The starkest result in Test 1 is the PyTorch/cached loader. Despite using a per-worker LRU cache to eliminate redundant video decoding, it achieves only 8 to 44% estimated GPU utilization across the six latency targets. Wait P95 values range from 2,400 ms to over 5,800 ms, meaning at the 95th percentile the GPU is sitting idle for nearly six seconds waiting for a single batch. This is not a configuration problem. It reflects the fundamental overhead of multiprocess worker coordination, memory sharing, and collation in PyTorch DataLoader when video data is involved. Even at 300 ms GPU step time, the epoch average barely improves compared to 50 ms: the loader, not the compute, is the bottleneck.
All Knonik loader variants (Batched, Pipelined, and OnDemand) maintain wait P95 values between 0.59 ms and 0.95 ms across every tested latency. GPU utilization is consistently 94 to 99%. The data pipeline essentially disappears from the training loop: the GPU is never waiting for data in any measurable sense. The difference is most pronounced at low GPU latencies (50 to 100 ms), where data pipeline efficiency matters most. At 50 ms, Knonik achieves epoch times of 7,000 to 8,000 ms while PyTorch/naive takes 17,000 ms and PyTorch/cached takes over 110,000 ms.
Knonik's mmap variants (Batched+mmap, Pipelined+mmap) show small performance differences versus their in-memory counterparts, sometimes slightly faster, sometimes slightly slower depending on latency. The baseline dataset fits well within the OS page cache, meaning mmap's benefit of avoiding repeated decode work is already captured by the kernel's file cache. The mmap variants become more meaningful on larger datasets where decoded tensors exceed available RAM.
In Test 2, the HDF5/PyTorch loader reads uncompressed HDF5 files, the most common format in robot learning codebases.
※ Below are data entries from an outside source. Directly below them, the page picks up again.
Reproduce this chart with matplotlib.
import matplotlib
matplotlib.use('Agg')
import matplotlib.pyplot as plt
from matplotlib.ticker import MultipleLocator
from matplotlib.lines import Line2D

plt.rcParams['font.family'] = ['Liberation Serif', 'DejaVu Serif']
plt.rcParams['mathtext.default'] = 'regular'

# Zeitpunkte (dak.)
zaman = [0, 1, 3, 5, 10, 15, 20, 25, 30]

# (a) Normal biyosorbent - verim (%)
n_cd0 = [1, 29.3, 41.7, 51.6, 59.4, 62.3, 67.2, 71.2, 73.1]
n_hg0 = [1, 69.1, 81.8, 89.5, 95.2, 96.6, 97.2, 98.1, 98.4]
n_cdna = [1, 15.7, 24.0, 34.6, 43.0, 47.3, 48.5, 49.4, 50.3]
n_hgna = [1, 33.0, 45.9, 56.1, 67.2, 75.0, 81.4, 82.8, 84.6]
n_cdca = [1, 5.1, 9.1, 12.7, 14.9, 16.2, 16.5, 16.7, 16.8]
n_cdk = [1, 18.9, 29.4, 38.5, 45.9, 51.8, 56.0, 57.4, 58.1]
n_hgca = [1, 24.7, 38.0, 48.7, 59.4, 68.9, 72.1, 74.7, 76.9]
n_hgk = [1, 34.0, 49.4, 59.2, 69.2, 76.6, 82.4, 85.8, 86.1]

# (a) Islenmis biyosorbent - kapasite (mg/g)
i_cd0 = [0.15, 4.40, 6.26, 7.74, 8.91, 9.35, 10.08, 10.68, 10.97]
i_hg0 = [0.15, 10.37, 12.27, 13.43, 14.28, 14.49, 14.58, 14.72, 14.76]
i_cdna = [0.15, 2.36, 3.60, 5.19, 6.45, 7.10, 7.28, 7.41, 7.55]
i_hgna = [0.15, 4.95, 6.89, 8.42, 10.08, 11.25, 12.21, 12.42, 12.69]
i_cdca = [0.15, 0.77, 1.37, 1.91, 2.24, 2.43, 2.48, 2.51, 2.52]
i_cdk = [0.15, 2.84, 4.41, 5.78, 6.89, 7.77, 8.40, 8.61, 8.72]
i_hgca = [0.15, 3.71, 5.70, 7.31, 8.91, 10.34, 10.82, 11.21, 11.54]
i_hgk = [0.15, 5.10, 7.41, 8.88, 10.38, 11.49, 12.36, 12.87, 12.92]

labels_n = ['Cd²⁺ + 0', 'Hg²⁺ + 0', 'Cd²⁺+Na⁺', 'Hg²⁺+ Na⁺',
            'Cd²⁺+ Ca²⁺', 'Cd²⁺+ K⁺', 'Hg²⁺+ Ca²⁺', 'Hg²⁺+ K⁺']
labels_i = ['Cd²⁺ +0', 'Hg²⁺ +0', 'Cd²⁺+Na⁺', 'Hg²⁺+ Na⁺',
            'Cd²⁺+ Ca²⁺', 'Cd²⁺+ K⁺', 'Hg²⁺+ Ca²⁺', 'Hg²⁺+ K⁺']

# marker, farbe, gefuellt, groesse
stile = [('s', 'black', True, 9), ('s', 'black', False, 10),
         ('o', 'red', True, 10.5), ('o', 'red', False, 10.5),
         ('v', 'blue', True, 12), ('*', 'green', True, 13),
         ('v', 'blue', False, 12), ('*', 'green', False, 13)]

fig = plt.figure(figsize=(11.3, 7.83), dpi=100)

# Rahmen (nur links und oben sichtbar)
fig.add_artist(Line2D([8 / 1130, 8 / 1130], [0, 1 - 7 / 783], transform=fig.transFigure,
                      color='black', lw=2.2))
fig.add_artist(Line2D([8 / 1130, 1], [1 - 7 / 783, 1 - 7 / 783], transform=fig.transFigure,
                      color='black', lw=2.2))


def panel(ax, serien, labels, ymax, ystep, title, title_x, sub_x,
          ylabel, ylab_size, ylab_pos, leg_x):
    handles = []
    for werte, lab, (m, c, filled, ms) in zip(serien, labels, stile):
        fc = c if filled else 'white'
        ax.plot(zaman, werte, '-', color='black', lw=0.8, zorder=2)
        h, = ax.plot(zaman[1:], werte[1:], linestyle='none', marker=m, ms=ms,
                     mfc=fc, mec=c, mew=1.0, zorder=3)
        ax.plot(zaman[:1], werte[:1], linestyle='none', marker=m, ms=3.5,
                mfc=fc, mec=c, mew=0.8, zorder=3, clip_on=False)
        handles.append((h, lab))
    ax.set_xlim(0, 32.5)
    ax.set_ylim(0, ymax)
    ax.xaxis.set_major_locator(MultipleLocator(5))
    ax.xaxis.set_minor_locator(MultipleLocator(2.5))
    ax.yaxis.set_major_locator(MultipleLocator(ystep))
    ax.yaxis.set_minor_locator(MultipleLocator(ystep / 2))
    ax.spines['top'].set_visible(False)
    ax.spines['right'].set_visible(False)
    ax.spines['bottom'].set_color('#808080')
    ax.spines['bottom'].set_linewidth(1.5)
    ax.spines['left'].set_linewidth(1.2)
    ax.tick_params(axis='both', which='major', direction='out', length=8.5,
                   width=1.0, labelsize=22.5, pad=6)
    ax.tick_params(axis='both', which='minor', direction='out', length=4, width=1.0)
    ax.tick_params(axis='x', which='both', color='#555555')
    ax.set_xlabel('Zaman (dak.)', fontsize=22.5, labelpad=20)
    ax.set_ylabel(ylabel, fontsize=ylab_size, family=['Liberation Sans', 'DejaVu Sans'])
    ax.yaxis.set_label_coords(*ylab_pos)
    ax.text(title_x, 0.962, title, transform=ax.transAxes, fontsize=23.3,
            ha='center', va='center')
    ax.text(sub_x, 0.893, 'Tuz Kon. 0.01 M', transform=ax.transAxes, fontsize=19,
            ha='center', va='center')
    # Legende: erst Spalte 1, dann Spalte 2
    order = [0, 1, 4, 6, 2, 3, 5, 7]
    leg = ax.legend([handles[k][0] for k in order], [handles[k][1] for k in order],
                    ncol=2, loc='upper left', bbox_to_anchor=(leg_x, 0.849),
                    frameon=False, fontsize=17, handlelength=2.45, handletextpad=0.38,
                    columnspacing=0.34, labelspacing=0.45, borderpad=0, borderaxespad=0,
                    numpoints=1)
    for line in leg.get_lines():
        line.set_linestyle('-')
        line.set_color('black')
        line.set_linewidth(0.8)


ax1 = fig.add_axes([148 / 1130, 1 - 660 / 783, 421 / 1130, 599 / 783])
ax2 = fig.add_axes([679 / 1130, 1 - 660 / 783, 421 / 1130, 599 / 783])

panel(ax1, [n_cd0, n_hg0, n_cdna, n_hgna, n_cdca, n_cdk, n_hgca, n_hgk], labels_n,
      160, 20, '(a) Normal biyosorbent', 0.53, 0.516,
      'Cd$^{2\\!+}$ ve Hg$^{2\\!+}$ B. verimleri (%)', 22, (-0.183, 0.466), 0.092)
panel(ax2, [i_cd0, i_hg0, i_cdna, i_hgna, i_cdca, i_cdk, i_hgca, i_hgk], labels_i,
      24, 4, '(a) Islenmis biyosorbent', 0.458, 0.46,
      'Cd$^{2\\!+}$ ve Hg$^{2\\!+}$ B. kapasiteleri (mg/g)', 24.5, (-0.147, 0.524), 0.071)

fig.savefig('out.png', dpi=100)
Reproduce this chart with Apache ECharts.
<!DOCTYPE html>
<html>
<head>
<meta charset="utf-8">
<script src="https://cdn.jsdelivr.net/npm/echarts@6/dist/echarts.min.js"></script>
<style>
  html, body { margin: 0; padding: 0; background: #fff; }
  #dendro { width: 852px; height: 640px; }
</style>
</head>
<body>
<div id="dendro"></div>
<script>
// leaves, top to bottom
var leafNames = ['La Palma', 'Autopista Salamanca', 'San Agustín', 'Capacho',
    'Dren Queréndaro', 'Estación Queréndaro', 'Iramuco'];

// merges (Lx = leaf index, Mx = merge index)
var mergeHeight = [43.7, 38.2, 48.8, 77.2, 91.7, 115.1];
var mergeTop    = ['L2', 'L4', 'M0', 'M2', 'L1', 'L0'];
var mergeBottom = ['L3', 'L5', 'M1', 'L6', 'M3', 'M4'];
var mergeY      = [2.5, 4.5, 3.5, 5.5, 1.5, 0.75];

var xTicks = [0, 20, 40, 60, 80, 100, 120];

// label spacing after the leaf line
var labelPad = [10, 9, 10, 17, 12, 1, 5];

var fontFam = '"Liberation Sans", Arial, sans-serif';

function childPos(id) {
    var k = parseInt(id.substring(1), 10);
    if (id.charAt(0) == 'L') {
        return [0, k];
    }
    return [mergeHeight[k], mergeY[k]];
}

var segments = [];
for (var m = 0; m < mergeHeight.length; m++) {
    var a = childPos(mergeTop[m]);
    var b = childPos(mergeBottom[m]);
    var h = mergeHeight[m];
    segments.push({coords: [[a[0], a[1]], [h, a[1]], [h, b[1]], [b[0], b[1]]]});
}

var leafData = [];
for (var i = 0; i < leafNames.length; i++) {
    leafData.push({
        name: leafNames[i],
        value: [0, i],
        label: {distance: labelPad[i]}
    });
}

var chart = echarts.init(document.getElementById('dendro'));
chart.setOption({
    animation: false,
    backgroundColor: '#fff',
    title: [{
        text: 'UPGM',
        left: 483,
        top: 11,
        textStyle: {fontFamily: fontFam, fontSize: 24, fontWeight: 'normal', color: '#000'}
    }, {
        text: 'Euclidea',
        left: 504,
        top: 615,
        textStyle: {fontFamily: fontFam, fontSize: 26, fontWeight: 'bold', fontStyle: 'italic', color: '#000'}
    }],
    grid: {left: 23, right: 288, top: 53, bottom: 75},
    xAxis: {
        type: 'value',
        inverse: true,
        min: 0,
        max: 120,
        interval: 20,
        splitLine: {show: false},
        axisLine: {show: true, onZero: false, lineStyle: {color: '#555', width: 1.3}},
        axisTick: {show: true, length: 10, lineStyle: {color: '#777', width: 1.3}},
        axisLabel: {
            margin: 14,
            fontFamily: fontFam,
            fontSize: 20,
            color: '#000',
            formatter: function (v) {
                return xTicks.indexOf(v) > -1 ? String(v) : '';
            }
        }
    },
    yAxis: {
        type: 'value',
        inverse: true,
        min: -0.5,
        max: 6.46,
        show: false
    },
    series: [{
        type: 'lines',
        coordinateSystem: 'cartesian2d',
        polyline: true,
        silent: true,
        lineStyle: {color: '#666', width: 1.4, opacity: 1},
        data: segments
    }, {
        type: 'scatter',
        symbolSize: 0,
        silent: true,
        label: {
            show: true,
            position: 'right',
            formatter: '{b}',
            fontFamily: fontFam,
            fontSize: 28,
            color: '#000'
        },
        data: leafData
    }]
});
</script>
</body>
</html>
Despite HDF5 being an established format with chunked I/O support, it introduces substantial wait latency compared to Knonik loading the same data in Knonik-compressed format. This cost compounds across epochs: because HDF5 files are shared across workers via memory-mapped file handles, the loader struggles to hide I/O latency even with prefetching. Knonik's compressed format is designed specifically for chunk-sequential random access across episodes, which maps efficiently onto the access pattern of trajectory training.
Across both tests, the performance gap between Knonik and alternatives narrows as GPU step time increases. At 300 ms, even the PyTorch/naive loader can keep up reasonably well because the GPU is slow enough that any pipeline has time to prefetch the next batch. As model training gets faster through hardware improvements and efficient architectures, the dataloader becomes an increasingly critical bottleneck.